#### [Collected material]
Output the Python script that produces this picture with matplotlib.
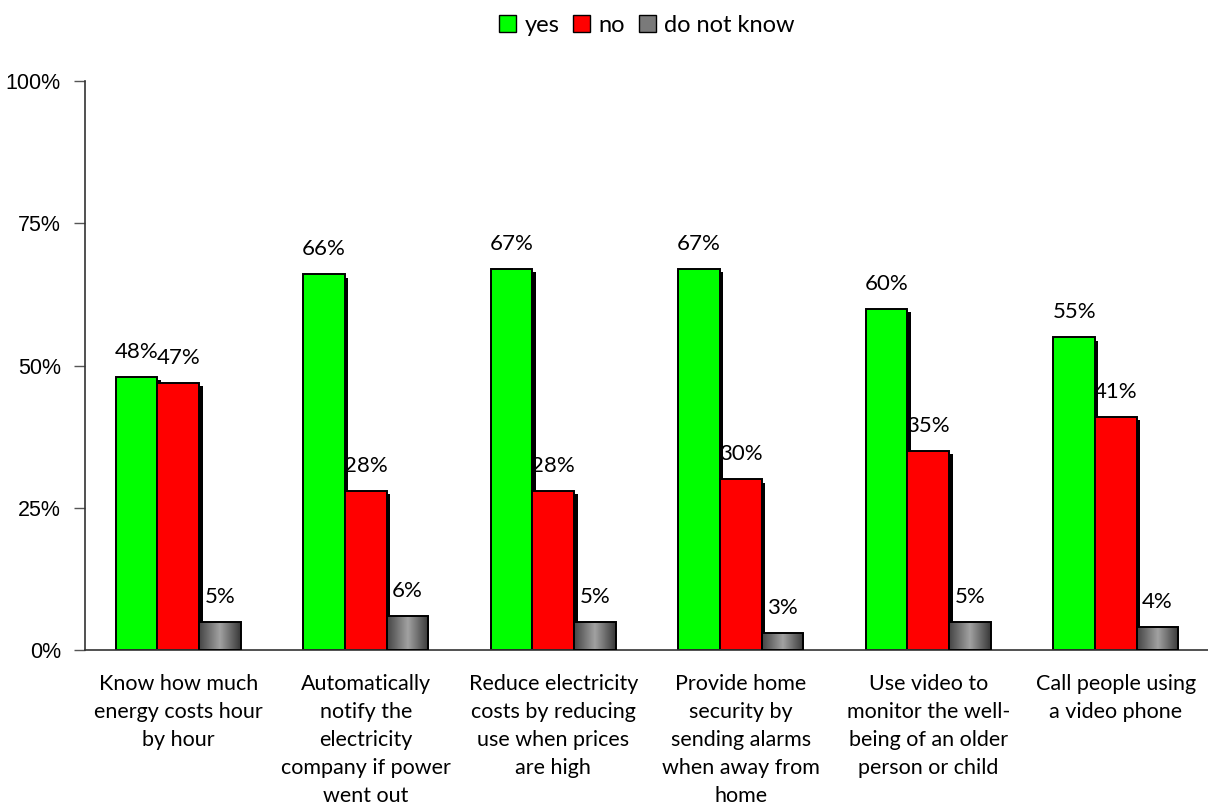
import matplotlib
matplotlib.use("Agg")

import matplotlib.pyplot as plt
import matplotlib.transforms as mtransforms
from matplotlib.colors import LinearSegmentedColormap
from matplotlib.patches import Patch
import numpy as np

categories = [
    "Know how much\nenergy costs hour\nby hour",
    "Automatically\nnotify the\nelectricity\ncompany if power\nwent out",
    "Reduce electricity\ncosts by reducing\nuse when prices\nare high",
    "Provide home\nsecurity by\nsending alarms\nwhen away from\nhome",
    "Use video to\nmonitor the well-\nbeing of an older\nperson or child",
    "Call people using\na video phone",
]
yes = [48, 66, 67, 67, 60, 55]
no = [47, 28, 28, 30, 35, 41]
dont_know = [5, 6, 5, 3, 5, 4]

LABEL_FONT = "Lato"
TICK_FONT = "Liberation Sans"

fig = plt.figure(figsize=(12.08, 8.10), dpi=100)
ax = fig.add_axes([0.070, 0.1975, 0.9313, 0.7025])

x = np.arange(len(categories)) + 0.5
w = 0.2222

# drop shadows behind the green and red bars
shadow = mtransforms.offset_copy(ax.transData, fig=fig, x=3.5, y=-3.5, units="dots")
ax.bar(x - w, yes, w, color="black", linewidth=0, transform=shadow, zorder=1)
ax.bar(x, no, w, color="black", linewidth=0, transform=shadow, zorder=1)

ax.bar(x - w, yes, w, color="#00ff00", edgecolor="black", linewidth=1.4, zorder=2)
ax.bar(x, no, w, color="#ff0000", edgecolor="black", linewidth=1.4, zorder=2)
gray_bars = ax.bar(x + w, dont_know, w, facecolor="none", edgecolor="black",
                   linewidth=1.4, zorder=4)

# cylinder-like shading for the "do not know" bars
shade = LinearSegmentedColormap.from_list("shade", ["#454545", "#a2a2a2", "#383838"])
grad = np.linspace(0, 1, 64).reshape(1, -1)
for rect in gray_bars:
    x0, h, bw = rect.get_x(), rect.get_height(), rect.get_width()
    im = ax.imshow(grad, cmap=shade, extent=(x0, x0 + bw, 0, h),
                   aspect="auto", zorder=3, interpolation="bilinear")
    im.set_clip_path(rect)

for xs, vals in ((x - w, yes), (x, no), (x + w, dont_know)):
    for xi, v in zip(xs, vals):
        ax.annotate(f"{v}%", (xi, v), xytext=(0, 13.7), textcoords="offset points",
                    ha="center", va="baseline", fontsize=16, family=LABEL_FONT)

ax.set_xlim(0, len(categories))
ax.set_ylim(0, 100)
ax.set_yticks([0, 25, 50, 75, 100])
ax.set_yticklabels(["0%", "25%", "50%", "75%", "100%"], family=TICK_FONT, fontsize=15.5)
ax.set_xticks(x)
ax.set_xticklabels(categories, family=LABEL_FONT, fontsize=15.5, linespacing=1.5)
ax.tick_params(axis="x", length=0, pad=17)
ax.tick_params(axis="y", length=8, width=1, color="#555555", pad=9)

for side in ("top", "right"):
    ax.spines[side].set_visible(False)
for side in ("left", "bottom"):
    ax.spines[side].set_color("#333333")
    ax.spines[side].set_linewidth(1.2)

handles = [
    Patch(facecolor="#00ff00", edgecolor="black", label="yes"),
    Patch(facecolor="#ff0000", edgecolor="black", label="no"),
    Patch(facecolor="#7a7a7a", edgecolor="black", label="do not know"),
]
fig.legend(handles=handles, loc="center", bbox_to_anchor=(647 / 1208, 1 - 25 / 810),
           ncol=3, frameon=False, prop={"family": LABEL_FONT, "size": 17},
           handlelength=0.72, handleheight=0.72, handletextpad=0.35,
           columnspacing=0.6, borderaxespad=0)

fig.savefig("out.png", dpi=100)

#### [Written instruction]
Your task is to reproduce exactly the lines from the start of the data above through the line containing "dont_know = [5, 6, 5, 3, 5, 4]", leaving every picture out.

#### [Result of the task]
Output the Python script that produces this picture with matplotlib.
import matplotlib
matplotlib.use("Agg")

import matplotlib.pyplot as plt
import matplotlib.transforms as mtransforms
from matplotlib.colors import LinearSegmentedColormap
from matplotlib.patches import Patch
import numpy as np

categories = [
    "Know how much\nenergy costs hour\nby hour",
    "Automatically\nnotify the\nelectricity\ncompany if power\nwent out",
    "Reduce electricity\ncosts by reducing\nuse when prices\nare high",
    "Provide home\nsecurity by\nsending alarms\nwhen away from\nhome",
    "Use video to\nmonitor the well-\nbeing of an older\nperson or child",
    "Call people using\na video phone",
]
yes = [48, 66, 67, 67, 60, 55]
no = [47, 28, 28, 30, 35, 41]
dont_know = [5, 6, 5, 3, 5, 4]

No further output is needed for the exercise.